**GIVEN INSTRUCTION**
Leave out the pictures, and retype only the lines from the beginning of the material through the line that contains "(menu) [draw=boxgray, line", including both.

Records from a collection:
##########

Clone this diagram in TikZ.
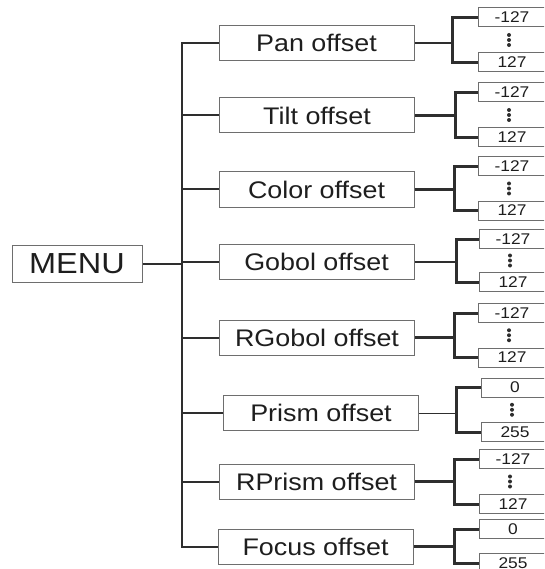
\documentclass[tikz,border=0pt]{standalone}
\usepackage{fontspec}
\setmainfont{Liberation Sans}[FakeStretch=1.12]
\usepackage{tikz}
\usetikzlibrary{positioning,calc}
\definecolor{boxgray}{HTML}{6E6E6E}
\definecolor{linegray}{HTML}{2E2E2E}
\definecolor{txtgray}{HTML}{1E1E1E}
\newcommand\valdots[2]{\foreach \d in {-5,0,5} \fill[linegray] ($(#1)!0.5!(#2)+(-3,\d)$) circle (2pt);}

\begin{document}
\begin{tikzpicture}[x=1pt, y=-1pt,
    item/.style={draw=boxgray, line width=1pt, minimum width=195pt, minimum height=35pt, inner sep=0pt, text=txtgray, font=\fontsize{24}{24}\selectfont},
    val/.style={draw=boxgray, line width=1pt, minimum width=68pt, minimum height=19pt, inner sep=0pt, text=txtgray, font=\fontsize{15.5}{15.5}\selectfont},
    tree/.style={draw=linegray, line width=2pt},
    arm/.style={draw=linegray, line width=2.5pt},
    bracket/.style={draw=linegray, line width=3pt}]
        \useasboundingbox (0,0) rectangle (544,569);
        \clip (0,0) rectangle (544,569);

        \node (menu) [draw=boxgray, line width=1pt, minimum width=130pt, minimum height=37pt, inner sep=0pt, text=txtgray, font=\fontsize{29}{29}\selectfont] at (77,263.5) {MENU};

        \node[item] (pan) at (316.5,43) {Pan offset};
        \node[item] (tilt) at (317,115.5) {Tilt offset};
        \node[item] (color) at (316.5,189.5) {Color offset};
        \node[item] (gobol) at (316.5,262) {Gobol offset};
        \node[item] (rgobol) at (317,337.5) {RGobol offset};
        \node[item] (prism) at (321,413) {Prism offset};
        \node[item] (rprism) at (316.5,481.5) {RPrism offset};
        \node[item] (focus) at (315.5,546.5) {Focus offset};

        \node[val] (pan1) at (512,17.5) {-127};
        \node[val] (pan2) at (512,62.5) {127};
        \node[val] (tilt1) at (512,92.5) {-127};
        \node[val] (tilt2) at (512,137.5) {127};
        \node[val] (color1) at (512,166.5) {-127};
        \node[val] (color2) at (512,210.5) {127};
        \node[val] (gobol1) at (513,239) {-127};
        \node[val] (gobol2) at (513,282) {127};
        \node[val] (rgobol1) at (512,313) {-127};
        \node[val] (rgobol2) at (512,357.5) {127};
        \node[val] (prism1) at (515,387.5) {0};
        \node[val] (prism2) at (515,432) {255};
        \node[val] (rprism1) at (513,459) {-127};
        \node[val] (rprism2) at (513,504) {127};
        \node[val] (focus1) at (513,529) {0};
        \node[val] (focus2) at (513,563) {255};

        \coordinate[right=38pt of pan] (panb);
        \coordinate[right=40pt of tilt] (tiltb);
        \coordinate[right=40pt of color] (colorb);
        \coordinate[right=42pt of gobol] (gobolb);
        \coordinate[right=39pt of rgobol] (rgobolb);
        \coordinate[right=37pt of prism] (prismb);
        \coordinate[right=40pt of rprism] (rprismb);
        \coordinate[right=41pt of focus] (focusb);
        \coordinate[left=36pt of focus] (trunk);

        \draw[tree] (pan) -| (trunk) -- (focus);
        \draw[tree] (tilt) -- (tilt -| trunk);
        \draw[tree] (color) -- (color -| trunk);
        \draw[tree] (gobol) -- (gobol -| trunk);
        \draw[tree] (rgobol) -- (rgobol -| trunk);
        \draw[tree] (prism) -- (prism -| trunk);
        \draw[tree] (rprism) -- (rprism -| trunk);
        \draw[tree] (menu) -- (menu -| trunk);

        \draw[arm] (pan) -- (panb);
        \draw[arm] (tilt) -- (tiltb);
        \draw[arm] (color) -- (colorb);
        \draw[arm] (gobol) -- (gobolb);
        \draw[arm] (rgobol) -- (rgobolb);
        \draw[draw=linegray, line width=1pt] (prism) -- (prismb);
        \draw[arm] (rprism) -- (rprismb);
        \draw[arm] (focus) -- (focusb);

        \draw[bracket] (pan1) -| (panb) |- (pan2);
        \draw[bracket] (tilt1) -| (tiltb) |- (tilt2);
        \draw[bracket] (color1) -| (colorb) |- (color2);
        \draw[bracket] (gobol1) -| (gobolb) |- (gobol2);
        \draw[bracket] (rgobol1) -| (rgobolb) |- (rgobol2);
        \draw[bracket] (prism1) -| (prismb) |- (prism2);
        \draw[bracket] (rprism1) -| (rprismb) |- (rprism2);
        \draw[bracket] (focus1) -| (focusb) |- (focus2);

        % three dots between the two values
        \valdots{pan1}{pan2}
        \valdots{tilt1}{tilt2}
        \valdots{color1}{color2}
        \valdots{gobol1}{gobol2}
        \valdots{rgobol1}{rgobol2}
        \valdots{prism1}{prism2}
        \valdots{rprism1}{rprism2}
    \end{tikzpicture}
\end{document}
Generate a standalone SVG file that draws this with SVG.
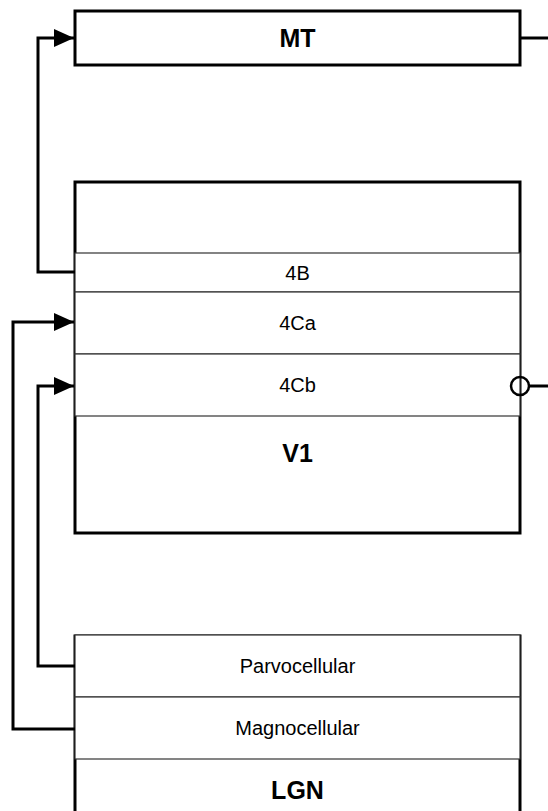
<svg xmlns="http://www.w3.org/2000/svg" width="548" height="811" viewBox="0 0 548 811">
<style>
.box{fill:#fff;stroke:#000;stroke-width:3}
.layer{fill:#fff;stroke:#333;stroke-width:1.2}
.lbl{font-family:"Liberation Sans",Arial,sans-serif;font-size:20px;fill:#000;text-anchor:middle}
.title{font-family:"Liberation Sans",Arial,sans-serif;font-size:25px;font-weight:bold;fill:#000;text-anchor:middle}
.conn{fill:none;stroke:#000;stroke-width:3}
</style>
<defs>
<marker id="arr" viewBox="0 0 20 18" refX="20" refY="9" markerWidth="20" markerHeight="18" markerUnits="userSpaceOnUse" orient="auto">
<path d="M0,0 L20,9 L0,18 z" fill="#000"/>
</marker>
</defs>
<rect width="548" height="811" fill="#fff"/>
<g id="MT">
<rect class="box" x="75" y="11" width="445" height="54"/>
<text class="title" x="297.5" y="47">MT</text>
</g>
<g id="V1">
<rect class="box" x="75" y="182" width="445" height="351"/>
<g id="V1-4B">
<rect class="layer" x="75" y="253" width="445" height="39"/>
<text class="lbl" x="297.5" y="279.7">4B</text>
</g>
<g id="V1-4Ca">
<rect class="layer" x="75" y="292" width="445" height="62"/>
<text class="lbl" x="297.5" y="330.2">4Ca</text>
</g>
<g id="V1-4Cb">
<rect class="layer" x="75" y="354" width="445" height="62"/>
<text class="lbl" x="297.5" y="392.2">4Cb</text>
</g>
<text class="title" x="297.5" y="462">V1</text>
</g>
<g id="LGN">
<rect class="box" x="75" y="636" width="445" height="200"/>
<g id="LGN-Parvocellular">
<rect class="layer" x="75" y="635" width="445" height="62"/>
<text class="lbl" x="297.5" y="673.2">Parvocellular</text>
</g>
<g id="LGN-Magnocellular">
<rect class="layer" x="75" y="697" width="445" height="62"/>
<text class="lbl" x="297.5" y="735.2">Magnocellular</text>
</g>
<text class="title" x="297.5" y="799">LGN</text>
</g>
<g id="connectors">
<path class="conn" d="M75,272 H38 V38 H74" marker-end="url(#arr)"/>
<path class="conn" d="M75,729 H13 V322 H74" marker-end="url(#arr)"/>
<path class="conn" d="M75,666 H38 V386 H74" marker-end="url(#arr)"/>
<path class="conn" d="M520,38 H548"/>
<circle cx="520" cy="386" r="9" fill="none" stroke="#000" stroke-width="2.5"/>
<path class="conn" d="M529,386 H548"/>
</g>
</svg>
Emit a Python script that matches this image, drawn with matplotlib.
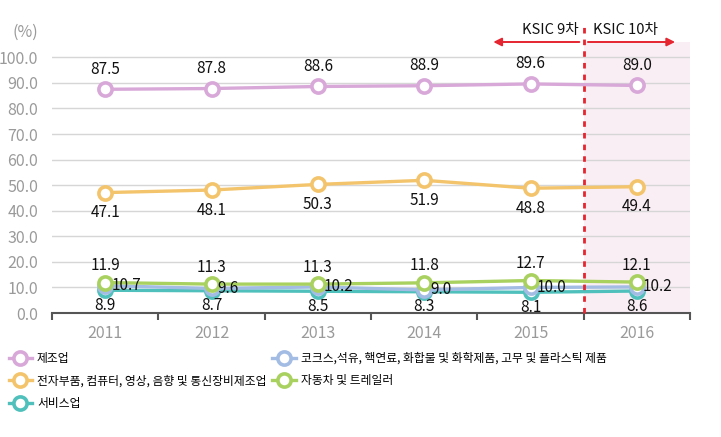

##########

**IN RESPONSE**
Clone this diagram in TikZ.
\documentclass[tikz,border=0pt]{standalone}
\usepackage{fontspec}
\setmainfont{Liberation Sans}[FakeStretch=1.12]
\usepackage{tikz}
\usetikzlibrary{positioning,calc}
\definecolor{boxgray}{HTML}{6E6E6E}
\definecolor{linegray}{HTML}{2E2E2E}
\definecolor{txtgray}{HTML}{1E1E1E}
\newcommand\valdots[2]{\foreach \d in {-5,0,5} \fill[linegray] ($(#1)!0.5!(#2)+(-3,\d)$) circle (2pt);}

\begin{document}
\begin{tikzpicture}[x=1pt, y=-1pt,
    item/.style={draw=boxgray, line width=1pt, minimum width=195pt, minimum height=35pt, inner sep=0pt, text=txtgray, font=\fontsize{24}{24}\selectfont},
    val/.style={draw=boxgray, line width=1pt, minimum width=68pt, minimum height=19pt, inner sep=0pt, text=txtgray, font=\fontsize{15.5}{15.5}\selectfont},
    tree/.style={draw=linegray, line width=2pt},
    arm/.style={draw=linegray, line width=2.5pt},
    bracket/.style={draw=linegray, line width=3pt}]
        \useasboundingbox (0,0) rectangle (544,569);
        \clip (0,0) rectangle (544,569);

        \node (menu) [draw=boxgray, line width=1pt, minimum width=130pt, minimum height=37pt, inner sep=0pt, text=txtgray, font=\fontsize{29}{29}\selectfont] at (77,263.5) {MENU};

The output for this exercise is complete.